The lines from the top of the material through the line with "(num) at (716,35)" are to be set down exactly. Leave the pictures out.

------ Material for the task ------

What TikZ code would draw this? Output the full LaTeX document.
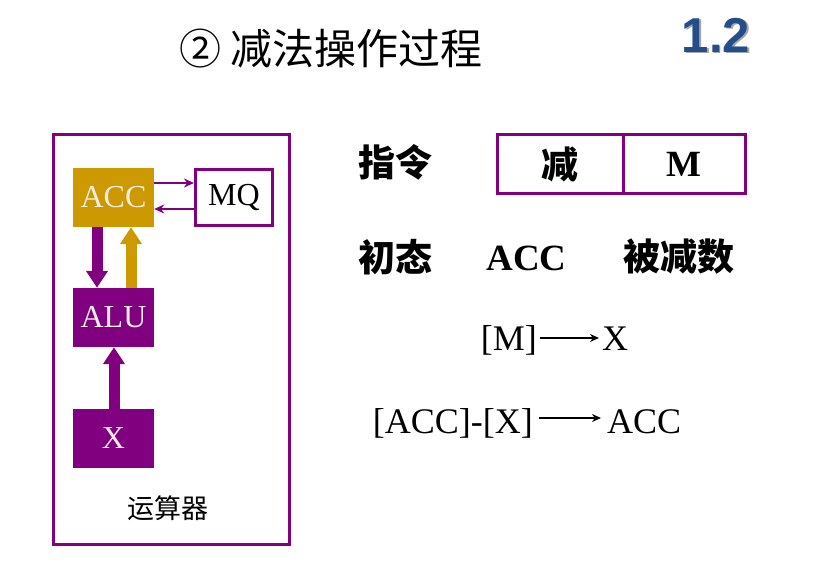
\documentclass[tikz,border=0pt]{standalone}
\usepackage{fontspec}
\setmainfont{Liberation Serif}
\newfontfamily\cjk{Noto Sans CJK SC}
\newfontfamily\headfont{Liberation Sans}
\usetikzlibrary{arrows.meta}
\definecolor{regpurple}{RGB}{128,0,128}
\definecolor{accgold}{RGB}{204,153,0}
\definecolor{headblue}{RGB}{35,78,138}
\definecolor{boxtext}{RGB}{238,236,228}

\def\fs#1{\fontsize{#1}{#1}\selectfont}

\begin{document}
\begin{tikzpicture}[x=1pt, y=-1pt, line cap=butt,
	regbox/.style={minimum width=81pt, minimum height=59pt, inner sep=0pt, text=boxtext, font=\fs{32}},
	fieldbox/.style={draw=regpurple, line width=3pt, minimum height=59pt, inner sep=0pt},
	busarrow/.style={line width=11pt, -{Triangle[width=21pt,length=17pt]}},
	linkarrow/.style={draw=regpurple, line width=2pt, -{Stealth[width=9pt,length=10pt]}},
	maparrow/.style={line width=1.8pt, -{Stealth[width=8pt,length=9pt]}},
	cjktext/.style={font=\cjk\fs{37}\bfseries},
	eqtext/.style={inner xsep=3pt, inner ysep=0pt, font=\fs{36}}
	]
	\useasboundingbox (0,0) rectangle (835,567);
	
	% title and section number
	\node[anchor=west, inner sep=0pt, font=\cjk\fs{42}] (title) at (179,49) {② 减法操作过程};
	\node[text=black!35, font=\headfont\bfseries\fs{49}] (numshade) at (717.5,36.5) {1.2};
	\node[text=headblue, font=\headfont\bfseries\fs{49}] (num) at (716,35) {1.2};
	
	% arithmetic unit
	\draw[regpurple, line width=3pt] (53.5,134.5) rectangle (289.5,544.5);
	\node[regbox, fill=accgold] (acc) at (113.5,197.5) {ACC};
	\node[regbox, draw=regpurple, line width=3pt, fill=white, text=black, minimum width=77pt, minimum height=56pt] (mq) at (234,197.5) {MQ};
	\node[regbox, fill=regpurple] (alu) at (113.5,317.5) {ALU};
	\node[regbox, fill=regpurple] (x) at (113.5,438.5) {X};
	\node[font=\cjk\fs{27}] (unit) at (168,508) {运算器};
	
	\draw[linkarrow] ([yshift=14.5pt]acc.east) -- ([yshift=14.5pt]mq.west);
	\draw[linkarrow] ([yshift=-11.5pt]mq.west) -- ([yshift=-11.5pt]acc.east);
	\draw[busarrow, regpurple] ([xshift=-16.5pt]acc.south) -- ([xshift=-16.5pt]alu.north);
	\draw[busarrow, accgold] ([xshift=17.5pt]alu.north) -- ([xshift=17.5pt]acc.south);
	\draw[busarrow, regpurple] ([xshift=0.5pt]x.north) -- ([xshift=0.5pt]alu.south);
	
	% instruction
	\node[cjktext] (instr) at (395,162) {指令};
	\node[fieldbox, minimum width=125.5pt, cjktext] (opfield) at (560.25,164) {减};
	\node[fieldbox, minimum width=122.5pt, font=\fs{37}\bfseries] (addrfield) at (684.25,164) {M};
	
	% initial state
	\node[cjktext] (init) at (395,257) {初态};
	\node[anchor=base, inner sep=0pt, font=\fs{37}\bfseries] (accname) at (526.5,270) {ACC};
	\node[cjktext] (minuend) at (679,257) {被减数};
	
	% transfers
	\node[eqtext, anchor=base east] (mref) at (540,350) {[M]};
	\node[eqtext, anchor=base west] (xdst) at (599,350) {X};
	\draw[maparrow] ([yshift=12pt]mref.base east) -- ([yshift=12pt]xdst.base west);
	
	\node[eqtext, anchor=base east] (diff) at (536,433) {[ACC]-[X]};
	\node[eqtext, anchor=base west] (accdst) at (604,433) {ACC};
	\draw[maparrow] ([shift={(3pt,15pt)}]diff.base east) -- ([shift={(-3pt,15pt)}]accdst.base west);
\end{tikzpicture}
\end{document}
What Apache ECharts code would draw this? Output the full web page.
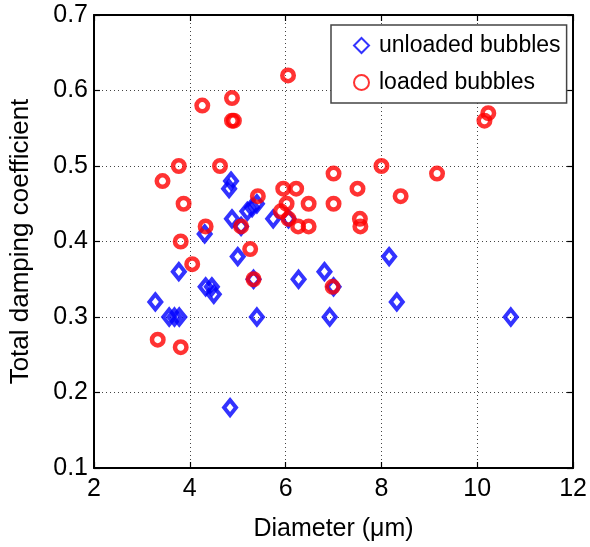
<!DOCTYPE html>
<html>
<head>
<meta charset="utf-8">
<script src="https://cdn.jsdelivr.net/npm/echarts@6/dist/echarts.min.js"></script>
<style>
  html, body { margin: 0; padding: 0; background: #fff; }
  #chart { width: 590px; height: 547px; }
</style>
</head>
<body>
<div id="chart"></div>
<script>
// diameter (um) / damping coefficient
const unloadedX = [3.28, 3.57, 3.68, 3.78, 3.77, 4.31, 4.33, 4.46, 4.50, 4.84, 4.82, 4.86, 4.88, 5.00, 5.07, 5.20, 5.30, 5.40, 5.33, 5.40, 5.74, 6.06, 6.27, 6.81, 6.92, 7.00, 8.16, 8.32, 10.70];
const unloadedY = [0.32, 0.30, 0.30, 0.30, 0.36, 0.41, 0.34, 0.34, 0.33, 0.18, 0.47, 0.48, 0.43, 0.38, 0.42, 0.44, 0.445, 0.45, 0.35, 0.30, 0.43, 0.43, 0.35, 0.36, 0.30, 0.34, 0.38, 0.32, 0.30];

const loadedX = [3.33, 3.43, 3.77, 3.81, 3.81, 3.87, 4.05, 4.26, 4.33, 4.63, 4.88, 4.88, 4.92, 5.07, 5.26, 5.33, 5.42, 5.90, 5.95, 6.02, 6.05, 6.06, 6.22, 6.26, 6.48, 6.48, 6.98, 7.00, 7.00, 7.50, 7.55, 7.56, 8.00, 8.40, 9.16, 10.15, 10.23];
const loadedY = [0.27, 0.48, 0.50, 0.40, 0.26, 0.45, 0.37, 0.58, 0.42, 0.50, 0.59, 0.56, 0.56, 0.42, 0.39, 0.35, 0.46, 0.44, 0.47, 0.45, 0.62, 0.43, 0.47, 0.42, 0.45, 0.42, 0.34, 0.49, 0.45, 0.47, 0.43, 0.42, 0.50, 0.46, 0.49, 0.56, 0.57];

const xTicks = [2, 4, 6, 8, 10, 12];
const yTicks = [0.1, 0.2, 0.3, 0.4, 0.5, 0.6, 0.7];

const font = "'Liberation Sans', Arial, sans-serif";

function pairs(xs, ys) {
  return xs.map((x, i) => [x, ys[i]]);
}

const chart = echarts.init(document.getElementById("chart"));

const tickStyle = { inside: true, length: 6, lineStyle: { color: "#000", width: 1.2 } };
const lineStyle = { show: true, lineStyle: { color: "#000", width: 2 } };

chart.setOption({
  animation: false,
  backgroundColor: "#fff",
  grid: { left: 92, right: 16, top: 15, bottom: 74 },
  legend: {
    orient: "vertical",
    left: 331,
    top: 25,
    width: 236,
    padding: [9, 6, 9, 22],
    itemGap: 14,
    itemWidth: 15,
    itemHeight: 15,
    backgroundColor: "#fff",
    borderColor: "#444",
    borderWidth: 1.5,
    textStyle: { fontFamily: font, fontSize: 23, color: "#000", lineHeight: 23, padding: [0, 0, 0, 5] },
    data: ["unloaded bubbles", "loaded bubbles"]
  },
  xAxis: [
    {
      type: "value",
      min: xTicks[0],
      max: xTicks[xTicks.length - 1],
      interval: 2,
      name: "Diameter (\u03bcm)",
      nameLocation: "middle",
      nameGap: 49,
      nameTextStyle: { fontFamily: font, fontSize: 25, color: "#000" },
      axisLine: lineStyle,
      axisTick: tickStyle,
      axisLabel: { fontFamily: font, fontSize: 25, color: "#000", margin: 9 },
      splitLine: { show: true, lineStyle: { color: "#444", type: [1, 3], width: 1 } }
    },
    {
      type: "value",
      position: "top",
      min: xTicks[0],
      max: xTicks[xTicks.length - 1],
      interval: 2,
      axisLine: lineStyle,
      axisTick: tickStyle,
      axisLabel: { show: false },
      splitLine: { show: false }
    }
  ],
  yAxis: [
    {
      type: "value",
      min: yTicks[0],
      max: yTicks[yTicks.length - 1],
      interval: 0.1,
      name: "Total damping coefficient",
      nameLocation: "middle",
      nameGap: 60,
      nameTextStyle: { fontFamily: font, fontSize: 26, color: "#000" },
      axisLine: lineStyle,
      axisTick: tickStyle,
      axisLabel: {
        fontFamily: font, fontSize: 25, color: "#000", margin: 6,
        formatter: (v) => v.toFixed(1)
      },
      splitLine: { show: true, lineStyle: { color: "#444", type: [1, 3], width: 1 } }
    },
    {
      type: "value",
      position: "right",
      min: yTicks[0],
      max: yTicks[yTicks.length - 1],
      interval: 0.1,
      axisLine: lineStyle,
      axisTick: tickStyle,
      axisLabel: { show: false },
      splitLine: { show: false }
    }
  ],
  series: [
    {
      name: "unloaded bubbles",
      type: "scatter",
      symbol: "diamond",
      symbolSize: [12, 15],
      itemStyle: { color: "rgba(255,255,255,0)", borderColor: "#0000ff", borderWidth: 4 },
      data: pairs(unloadedX, unloadedY)
    },
    {
      name: "loaded bubbles",
      type: "scatter",
      symbol: "circle",
      symbolSize: 11.5,
      itemStyle: { color: "rgba(255,255,255,0)", borderColor: "#ff0000", borderWidth: 4.5 },
      data: pairs(loadedX, loadedY)
    }
  ]
});
</script>
</body>
</html>
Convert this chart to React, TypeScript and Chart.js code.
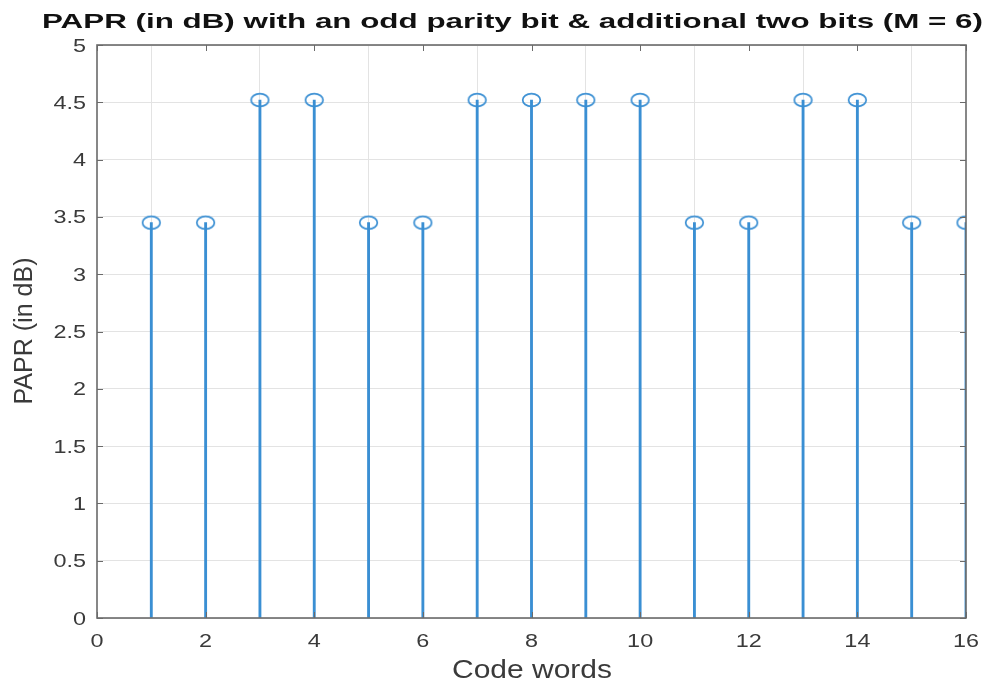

------

Worked answer:
What TikZ code would draw this? Output the full LaTeX document.
\documentclass[tikz,border=0pt]{standalone}
\usepackage{fontspec}
\setmainfont{Liberation Serif}
\newfontfamily\cjk{Noto Sans CJK SC}
\newfontfamily\headfont{Liberation Sans}
\usetikzlibrary{arrows.meta}
\definecolor{regpurple}{RGB}{128,0,128}
\definecolor{accgold}{RGB}{204,153,0}
\definecolor{headblue}{RGB}{35,78,138}
\definecolor{boxtext}{RGB}{238,236,228}

\def\fs#1{\fontsize{#1}{#1}\selectfont}

\begin{document}
\begin{tikzpicture}[x=1pt, y=-1pt, line cap=butt,
	regbox/.style={minimum width=81pt, minimum height=59pt, inner sep=0pt, text=boxtext, font=\fs{32}},
	fieldbox/.style={draw=regpurple, line width=3pt, minimum height=59pt, inner sep=0pt},
	busarrow/.style={line width=11pt, -{Triangle[width=21pt,length=17pt]}},
	linkarrow/.style={draw=regpurple, line width=2pt, -{Stealth[width=9pt,length=10pt]}},
	maparrow/.style={line width=1.8pt, -{Stealth[width=8pt,length=9pt]}},
	cjktext/.style={font=\cjk\fs{37}\bfseries},
	eqtext/.style={inner xsep=3pt, inner ysep=0pt, font=\fs{36}}
	]
	\useasboundingbox (0,0) rectangle (835,567);
	
	% title and section number
	\node[anchor=west, inner sep=0pt, font=\cjk\fs{42}] (title) at (179,49) {② 减法操作过程};
	\node[text=black!35, font=\headfont\bfseries\fs{49}] (numshade) at (717.5,36.5) {1.2};
	\node[text=headblue, font=\headfont\bfseries\fs{49}] (num) at (716,35) {1.2};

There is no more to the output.